>>>
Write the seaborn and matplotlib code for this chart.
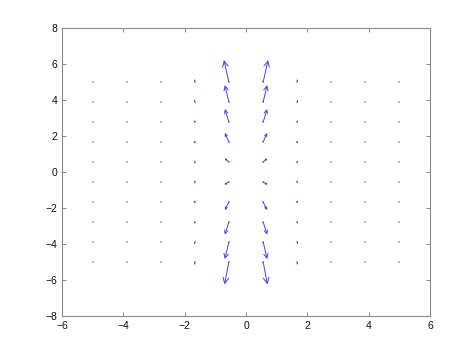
import numpy as np
import pandas as pd
import matplotlib
matplotlib.use("Agg")
import matplotlib.pyplot as plt
import seaborn as sns

# grid positions
x_grid = [-5.0, -3.89, -2.78, -1.67, -0.56, 0.56, 1.67, 2.78, 3.89, 5.0]
y_grid = [-5.0, -3.89, -2.78, -1.67, -0.56, 0.56, 1.67, 2.78, 3.89, 5.0]

# vector components for the columns with visible arrows (per row, bottom to top)
u_col_m056 = [-0.14, -0.13, -0.13, -0.13, -0.15, -0.14, -0.13, -0.13, -0.13, -0.16]
v_col_m056 = [-1.25, -0.95, -0.70, -0.45, -0.14, 0.20, 0.50, 0.72, 0.94, 1.22]
u_col_p056 = [0.14, 0.13, 0.13, 0.13, 0.15, 0.14, 0.13, 0.13, 0.13, 0.16]
v_col_p056 = [-1.25, -0.95, -0.70, -0.45, -0.14, 0.20, 0.50, 0.72, 0.94, 1.22]
u_col_m167 = [-0.01, -0.01, -0.01, 0.0, 0.0, 0.0, 0.0, -0.01, -0.01, -0.01]
v_col_m167 = [-0.16, -0.13, -0.10, -0.05, -0.02, 0.02, 0.05, 0.10, 0.13, 0.16]
u_col_p167 = [0.01, 0.01, 0.01, 0.0, 0.0, 0.0, 0.0, 0.01, 0.01, 0.01]
v_col_p167 = [-0.16, -0.13, -0.10, -0.05, -0.02, 0.02, 0.05, 0.10, 0.13, 0.16]

x_ticks = [-6, -4, -2, 0, 2, 4, 6]
y_ticks = [-8, -6, -4, -2, 0, 2, 4, 6, 8]

columns = {
    -0.56: (u_col_m056, v_col_m056),
    0.56: (u_col_p056, v_col_p056),
    -1.67: (u_col_m167, v_col_m167),
    1.67: (u_col_p167, v_col_p167),
}

rows = []
for xv in x_grid:
    if xv in columns:
        us, vs = columns[xv]
    else:
        us, vs = [0.0] * len(y_grid), [0.0] * len(y_grid)
    for yv, u, v in zip(y_grid, us, vs):
        rows.append({"x": xv, "y": yv, "u": u, "v": v})
df = pd.DataFrame(rows)

sns.set_style("white")
plt.rcParams["font.family"] = ["Liberation Sans", "DejaVu Sans"]

fig = plt.figure(figsize=(4.74, 3.55), dpi=100)
ax = fig.add_axes([0.131, 0.110, 0.776, 0.811])
ax.set_xlim(-6, 6)
ax.set_ylim(-8, 8)

arrow_col = (0.25, 0.25, 1.0)
# base points (tiny dots like zero-length arrows)
sns.scatterplot(data=df, x="x", y="y", ax=ax, s=1.2, marker="s",
                color=(0.72, 0.72, 0.85), linewidth=0, legend=False, zorder=2)

# pixel scale of data units (for arrowhead size proportional to length)
px_per_x = 0.776 * 474 / 12.0
px_per_y = 0.811 * 355 / 16.0

for _, r in df.iterrows():
    if abs(r.u) + abs(r.v) > 1e-9:
        length_px = np.hypot(r.u * px_per_x, r.v * px_per_y)
        ms = max(1.0, 0.45 * length_px)
        lw = 0.7 if length_px > 5 else 0.5
        ax.annotate("", xy=(r.x + r.u, r.y + r.v), xytext=(r.x, r.y),
                    xycoords="data", textcoords="data",
                    arrowprops=dict(arrowstyle="->,head_length=0.4,head_width=0.2",
                                    color=arrow_col, lw=lw,
                                    shrinkA=0, shrinkB=0, mutation_scale=ms),
                    zorder=3)

ax.set_xticks(x_ticks)
ax.set_yticks(y_ticks)
ax.set_xlabel("")
ax.set_ylabel("")
ax.tick_params(direction="in", length=3, width=0.6, colors="#777777",
               labelcolor="#111111", labelsize=7.5, top=True, right=True,
               bottom=True, left=True)
for sp in ax.spines.values():
    sp.set_visible(True)
    sp.set_color("#888888")
    sp.set_linewidth(0.8)

fig.savefig("out.png", dpi=100)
<<<
SHORT PROBLEM –
Copy the data character for character, but drop all pictures from the copy.

SOLUTION FOR THIS EXERCISE –
Write the seaborn and matplotlib code for this chart.
import numpy as np
import pandas as pd
import matplotlib
matplotlib.use("Agg")
import matplotlib.pyplot as plt
import seaborn as sns

# grid positions
x_grid = [-5.0, -3.89, -2.78, -1.67, -0.56, 0.56, 1.67, 2.78, 3.89, 5.0]
y_grid = [-5.0, -3.89, -2.78, -1.67, -0.56, 0.56, 1.67, 2.78, 3.89, 5.0]

# vector components for the columns with visible arrows (per row, bottom to top)
u_col_m056 = [-0.14, -0.13, -0.13, -0.13, -0.15, -0.14, -0.13, -0.13, -0.13, -0.16]
v_col_m056 = [-1.25, -0.95, -0.70, -0.45, -0.14, 0.20, 0.50, 0.72, 0.94, 1.22]
u_col_p056 = [0.14, 0.13, 0.13, 0.13, 0.15, 0.14, 0.13, 0.13, 0.13, 0.16]
v_col_p056 = [-1.25, -0.95, -0.70, -0.45, -0.14, 0.20, 0.50, 0.72, 0.94, 1.22]
u_col_m167 = [-0.01, -0.01, -0.01, 0.0, 0.0, 0.0, 0.0, -0.01, -0.01, -0.01]
v_col_m167 = [-0.16, -0.13, -0.10, -0.05, -0.02, 0.02, 0.05, 0.10, 0.13, 0.16]
u_col_p167 = [0.01, 0.01, 0.01, 0.0, 0.0, 0.0, 0.0, 0.01, 0.01, 0.01]
v_col_p167 = [-0.16, -0.13, -0.10, -0.05, -0.02, 0.02, 0.05, 0.10, 0.13, 0.16]

x_ticks = [-6, -4, -2, 0, 2, 4, 6]
y_ticks = [-8, -6, -4, -2, 0, 2, 4, 6, 8]

columns = {
    -0.56: (u_col_m056, v_col_m056),
    0.56: (u_col_p056, v_col_p056),
    -1.67: (u_col_m167, v_col_m167),
    1.67: (u_col_p167, v_col_p167),
}

rows = []
for xv in x_grid:
    if xv in columns:
        us, vs = columns[xv]
    else:
        us, vs = [0.0] * len(y_grid), [0.0] * len(y_grid)
    for yv, u, v in zip(y_grid, us, vs):
        rows.append({"x": xv, "y": yv, "u": u, "v": v})
df = pd.DataFrame(rows)

sns.set_style("white")
plt.rcParams["font.family"] = ["Liberation Sans", "DejaVu Sans"]

fig = plt.figure(figsize=(4.74, 3.55), dpi=100)
ax = fig.add_axes([0.131, 0.110, 0.776, 0.811])
ax.set_xlim(-6, 6)
ax.set_ylim(-8, 8)

arrow_col = (0.25, 0.25, 1.0)
# base points (tiny dots like zero-length arrows)
sns.scatterplot(data=df, x="x", y="y", ax=ax, s=1.2, marker="s",
                color=(0.72, 0.72, 0.85), linewidth=0, legend=False, zorder=2)

# pixel scale of data units (for arrowhead size proportional to length)
px_per_x = 0.776 * 474 / 12.0
px_per_y = 0.811 * 355 / 16.0

for _, r in df.iterrows():
    if abs(r.u) + abs(r.v) > 1e-9:
        length_px = np.hypot(r.u * px_per_x, r.v * px_per_y)
        ms = max(1.0, 0.45 * length_px)
        lw = 0.7 if length_px > 5 else 0.5
        ax.annotate("", xy=(r.x + r.u, r.y + r.v), xytext=(r.x, r.y),
                    xycoords="data", textcoords="data",
                    arrowprops=dict(arrowstyle="->,head_length=0.4,head_width=0.2",
                                    color=arrow_col, lw=lw,
                                    shrinkA=0, shrinkB=0, mutation_scale=ms),
                    zorder=3)

ax.set_xticks(x_ticks)
ax.set_yticks(y_ticks)
ax.set_xlabel("")
ax.set_ylabel("")
ax.tick_params(direction="in", length=3, width=0.6, colors="#777777",
               labelcolor="#111111", labelsize=7.5, top=True, right=True,
               bottom=True, left=True)
for sp in ax.spines.values():
    sp.set_visible(True)
    sp.set_color("#888888")
    sp.set_linewidth(0.8)

fig.savefig("out.png", dpi=100)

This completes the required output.